Derweil in der Szene selbst, von Anfang an: immer wieder Schübe der Professionalisierung, Anpassungen an einen Massengeschmack, gleichzeitig Beschwerden über den Verlust des „Authentischen“, Spott über Volkstümelei und den „echten“ Alpengesang von Leuten, die die Alpen teils nie gesehen hatten (auch Karl Valentin hatte dazu etwas zu sagen). Sell-outs, Poser, trve und false, alles so alt wie der Populärmusikbetrieb selber. Genauso wie der Überdruss an zu Tode gedudeltem Mainstream, der einem schon aus den Ohren quillt: Während einer massiven Yodeling-Welle im Country der späten 1920er Jahre warb ein amerikanisches Label mit garantiert jodelfreier Musik …
Schwer zu sagen, was an dem Buch am spannendsten ist: Der sorgfältig geschilderte Wandel eines Musikstils vor dem jeweiligen historischen, sozialen und politischen Hintergrund?
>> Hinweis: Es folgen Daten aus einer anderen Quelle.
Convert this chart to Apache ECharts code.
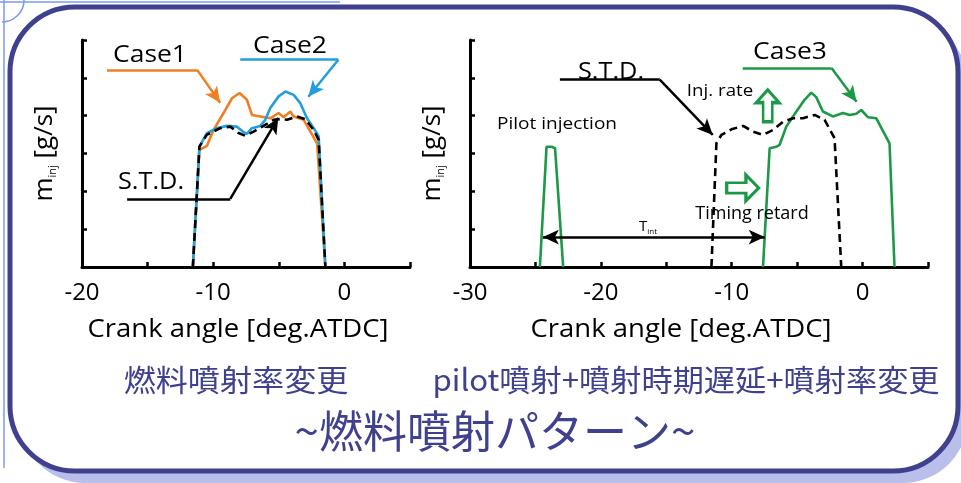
<!DOCTYPE html>
<html><head><meta charset="utf-8">
<script src="https://cdn.jsdelivr.net/npm/echarts@6/dist/echarts.min.js"></script>
<style>html,body{margin:0;padding:0;background:#fff}#c{width:961px;height:483px}</style>
</head><body><div id="c"></div>
<script>
// ---- data (crank angle [deg ATDC], injection rate in tick units) ----
var std1X  = [-11.55,-11.05,-10.5,-9.47,-8.7,-8.07,-7.56,-6.92,-6.16,-5.4,-4.89,-4.37,-3.61,-2.98,-2.34,-1.96,-1.45];
var std1Y  = [0,3.18,3.49,3.67,3.71,3.54,3.47,3.58,3.73,3.89,3.91,3.89,3.98,3.91,3.62,3.36,0];
var case1X = [-11.55,-11.05,-10.48,-9.98,-9.21,-8.57,-7.99,-7.43,-7.05,-6.41,-5.65,-5.01,-4.63,-4.12,-3.87,-3.1,-2.08,-1.45];
var case1Y = [0,3.1,3.2,3.62,4.07,4.46,4.6,4.42,4.02,3.98,3.93,4.07,3.96,4.11,3.98,3.89,3.27,0];
var case2X = [-11.55,-11.05,-10.48,-9.72,-8.95,-8.19,-7.74,-7.43,-7.05,-6.41,-6.03,-5.65,-5.01,-4.5,-3.87,-3.36,-2.85,-2.34,-1.96,-1.45];
var case2Y = [0,3.18,3.54,3.67,3.73,3.71,3.58,3.52,3.67,3.73,3.89,4.2,4.51,4.64,4.55,4.33,3.93,3.67,3.45,0];
var pilotX = [-24.66,-24.15,-23.76,-23.5,-22.88];
var pilotY = [0,3.18,3.18,3.14,0];
var case3X = [-7.61,-7.1,-6.59,-6.34,-5.83,-5.06,-4.43,-3.92,-3.54,-3.03,-2.27,-1.5,-0.99,-0.48,-0.1,0.41,1.05,2.06,2.44];
var case3Y = [0,3.14,3.18,3.23,3.71,4.11,4.42,4.61,4.49,4.11,3.98,4.07,4.02,4.05,4.15,3.96,3.93,3.27,0];
var std2X  = [-11.55,-11.17,-10.79,-10.02,-9.13,-8.37,-7.61,-6.85,-6.08,-5.32,-4.56,-3.66,-2.9,-2.14,-1.63];
var std2Y  = [0,3.27,3.49,3.64,3.73,3.58,3.49,3.62,3.84,3.93,3.93,4.02,3.89,3.4,0];
var leftTickLabels  = ['-20','-10','0'];
var rightTickLabels = ['-30','-20','-10','0'];
var xName = 'Crank angle [deg.ATDC]';
var subLeft = '燃料噴射率変更';
var subRight = 'pilot噴射+噴射時期遅延+噴射率変更';
var mainTitle = '~燃料噴射パターン~';

function pairs(xs, ys){ return xs.map(function(x,i){return [x, ys[i]];}); }

var ORANGE='#ee7f22', BLUE='#229fdb', GREEN='#1b9947', NAVY='#3f418f';
var FONT='"Open Sans", "Noto Sans", sans-serif';
var CJK='"Noto Sans CJK JP", sans-serif';

function xAxisCfg(idx, min, labels){
  return {type:'value', gridIndex:idx, min:min, max:5, interval:5,
    axisLine:{show:true, onZero:false, lineStyle:{color:'#000', width:3}},
    axisTick:{show:true, inside:true, length:5, lineStyle:{color:'#000', width:2.5}},
    splitLine:{show:false},
    axisLabel:{margin:14, color:'#000', fontSize:24, fontFamily:FONT,
      formatter:function(v){ var s=String(v); return labels.indexOf(s)>=0 ? s : ''; }}};
}
function yAxisCfg(idx){
  return {type:'value', gridIndex:idx, min:0, max:6, interval:1,
    axisLine:{show:true, onZero:false, lineStyle:{color:'#000', width:3}},
    axisTick:{show:true, inside:true, length:5, lineStyle:{color:'#000', width:2.5}},
    axisLabel:{show:false}, splitLine:{show:false},
    name:'{m|m}{s|inj}{m| [g/s]}', nameLocation:'middle', nameRotate:90, nameGap:24,
    nameTextStyle:{rich:{m:{fontSize:26, fontFamily:FONT, color:'#000'}, s:{fontSize:11, fontFamily:FONT, color:'#000', verticalAlign:'bottom', padding:[12,0,0,0]}}}};
}
function leader(color, p0, p1, p2, extra){
  return {type:'line', xAxisIndex:extra, yAxisIndex:extra, data:[], silent:true,
    markLine:{silent:true, animation:false, symbol:['none','arrow'], symbolSize:[11,16],
      label:{show:false}, lineStyle:{color:color, width:2.5, type:'solid'},
      data:[[{coord:p0, symbol:'none'},{coord:p1, symbol:'none'}],[{coord:p1, symbol:'none'},{coord:p2, symbol:'arrow'}]]}};
}
function lineSeries(xi, data, color, dashed, z){
  return {type:'line', xAxisIndex:xi, yAxisIndex:xi, data:data, showSymbol:false, symbol:'none', z:z,
    animation:false, lineStyle:{color:color, width:2.6, type: dashed?[8,5]:'solid'}};
}
function txt(t, x, y, size, family, color, sx){
  return {type:'text', x:x, y:y, scaleX:sx||1, z:20,
    style:{text:t, x:0, y:0, align:'center', verticalAlign:'middle', font:size+'px '+family, fill:color}};
}

var chart = echarts.init(document.getElementById('c'), null, {renderer:'canvas'});
var option = {
  backgroundColor:'#ffffff',
  animation:false,
  grid:[{left:82, top:40, width:328, height:227},{left:470, top:40, width:458, height:227}],
  xAxis:[xAxisCfg(0,-20,leftTickLabels), xAxisCfg(1,-30,rightTickLabels)],
  yAxis:[yAxisCfg(0), yAxisCfg(1)],
  graphic:[
    {type:'rect', z:-10, shape:{x:20, y:19, width:948, height:464, r:65}, style:{fill:'#b9bfea'}},
    {type:'rect', z:-9, shape:{x:10, y:7, width:948, height:464, r:65}, style:{fill:'#fff', stroke:NAVY, lineWidth:5}},
    {type:'line', z:-8, shape:{x1:0,y1:2,x2:340,y2:2}, style:{stroke:'#7b98f0', lineWidth:1.5}},
    {type:'line', z:-8, shape:{x1:4,y1:0,x2:4,y2:468}, style:{stroke:'#7b98f0', lineWidth:1.5}},
    {type:'arc', z:-8, shape:{cx:2, cy:0, r:22, startAngle:0, endAngle:Math.PI/2}, style:{stroke:'#7b98f0', lineWidth:1.5, fill:null}},
    txt(xName, 238, 330, 25, FONT, '#000', 1.1),
    txt(xName, 681, 330, 25, FONT, '#000', 1.1),
    txt(subLeft, 236, 380, 30, CJK, NAVY, 1.07),
    txt(subRight, 686, 380, 30, CJK, NAVY, 1.04),
    txt(mainTitle, 495, 431, 44, CJK, NAVY, 1),
    txt('Case1', 150, 55, 23, FONT, '#000', 1.15),
    txt('Case2', 290, 46, 23, FONT, '#000', 1.15),
    txt('S.T.D.', 151, 182, 23, FONT, '#000', 1.1),
    txt('S.T.D.', 611, 72, 23, FONT, '#000', 1.1),
    txt('Case3', 790, 52, 23, FONT, '#000', 1.15),
    txt('Inj. rate', 720, 91, 17, FONT, '#000', 1.1),
    txt('Pilot injection', 557, 124, 17, FONT, '#000', 1.12),
    txt('Timing retard', 752, 214, 18, FONT, '#000', 1),
    {type:'text', x:648, y:227, z:20, style:{text:'{t|T}{s|int}', x:0, y:0, align:'center', verticalAlign:'middle', rich:{t:{fontSize:15, fontFamily:FONT, fill:'#000'}, s:{fontSize:8, fontFamily:FONT, fill:'#000', padding:[10,0,0,0]}}}}
  ],
  series:[
    lineSeries(0, pairs(case1X,case1Y), ORANGE, false, 3),
    lineSeries(0, pairs(case2X,case2Y), BLUE, false, 4),
    lineSeries(0, pairs(std1X,std1Y), '#000', true, 5),
    lineSeries(1, pairs(std2X,std2Y), '#000', true, 5),
    lineSeries(1, pairs(pilotX,pilotY), GREEN, false, 4),
    lineSeries(1, pairs(case3X,case3Y), GREEN, false, 4),
    leader(ORANGE, [-18.09,5.21], [-11.22,5.21], [-9.47,4.34], 0),
    leader(BLUE, [-7.94,5.48], [-0.46,5.48], [-2.75,4.5], 0),
    leader('#000', [-16.56,1.8], [-8.7,1.8], [-5.04,3.94], 0),
    leader('#000', [-23.13,4.95], [-15.5,4.95], [-11.45,3.49], 1),
    leader(GREEN, [-9.16,5.26], [-2.37,5.26], [-0.46,4.37], 1),
    {type:'line', xAxisIndex:1, yAxisIndex:1, data:[], silent:true,
      markLine:{silent:true, animation:false, symbol:['arrow','arrow'], symbolSize:[11,16], label:{show:false},
        lineStyle:{color:'#000', width:2.5, type:'solid'},
        data:[[{coord:[-24.43,0.79]},{coord:[-7.48,0.79]}]]},
      markPoint:{silent:true, animation:false, label:{show:false},
        data:[
          {coord:[-9.16,2.09], symbol:'path://M0,3 L6,3 L6,0 L10,5 L6,10 L6,7 L0,7 Z', symbolSize:[32,26],
            itemStyle:{color:'#fff', borderColor:GREEN, borderWidth:3}},
          {coord:[-7.25,4.26], symbol:'path://M3,10 L3,4 L0,4 L5,0 L10,4 L7,4 L7,10 Z', symbolSize:[23,32],
            itemStyle:{color:'#fff', borderColor:GREEN, borderWidth:3}}
        ]}}
  ]
};
chart.setOption(option);
</script></body></html>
Die Entstehung und Entwicklung des Musik- und Tourneegeschäfts von Wildwest-Methoden hin zu Strukturen, wie sie heute noch ganz ähnlich existieren? Oder die spektakulären Sprünge und Kapriolen, die ein lokaler alpiner Gesangsstil über Länder-, Genre- und Milieugrenzen, selbst über so verminte Gräben wie den zwischen Schwarz und Weiß im Amerika des 19. und frühen 20. Jahrhunderts hinweg machte, um schließlich mit beiden Füßen in „typisch amerikanischer“ Popmusik zu landen?
Man muss jedenfalls kein ausgesprochener Freund der Volksmusik sein oder das mögen, was man gemeinhin so als „Jodeln“ serviert bekommt, um das alles mit Freude zu lesen. (Es jodelt auch nicht zwischen den Seiten hervor, ob nun leider oder zum Glück: ein garantiert jodelfreies Jodelbuch!) Jodelmania ist vor allem ein spannendes Stück (Pop-)Kulturgeschichte, manchmal lustig, manchmal tragisch, sehr oft wirklich überraschend und, wenn man sich ansatzweise für Geschichte allgemein und Musikgeschichte im Speziellen, für die Verbindung von Musik mit politischen und sozialen Strömungen, auch für Themen wie Exotismus, Identitätskonstrukte oder die Rolle von Frauen im frühen Musikgeschäft interessiert, eine absolute Empfehlung. Geradezu irrwitzig gründlich recherchiert und sehr kurzweilig geschrieben ist es eh. Bleiben noch die vielen historischen Abbildungen zu erwähnen, die dem Ganzen nochmal einen eigenen Dreh geben. Wer noch mehr sehen oder mal reinhören möchte, dem sei aktuell die gleichnamige Ausstellung zum Buch im Valentin-Karlstadt-Musäum ans Herz gelegt.

Beim diesjährigen LAUTyodeln-Festival, in dessen Rahmen Jodelmania seine Buchtaufe hatte, gab es übrigens auch ein Abschlusskonzert. Headliner waren die avantgardistische Vokalkünstlerin Erika Stucky und FM Einheit, den man hier ja nicht erst vorstellen muss. Ob da noch was geht, blöde Frage. Kemma ofanga?

:buch: :buch: :buch: :buch: :buch:

Christoph Wagner: Jodelmania. Von den Alpen nach Amerika und darüber hinaus
Kunstmann Verlag, Mai 2019
320 Seiten
22 € (auch als E-Book erhältlich)

Ausstellung Jodelmania im Valentin-Karlstadt-Musäum
18. Juli 2019 – 15. Oktober 2019
Montag, Dienstag und Donnerstag 11:01–17:29 Uhr
Freitag und Samstag 11:01–17:59 Uhr
Sonntag 10:01–17:59 Uhr
Mittwochs geschlossen.
Besichtigung, auch bei Regenschein, Tag und Nacht, nur von außen und zwar kostenlos.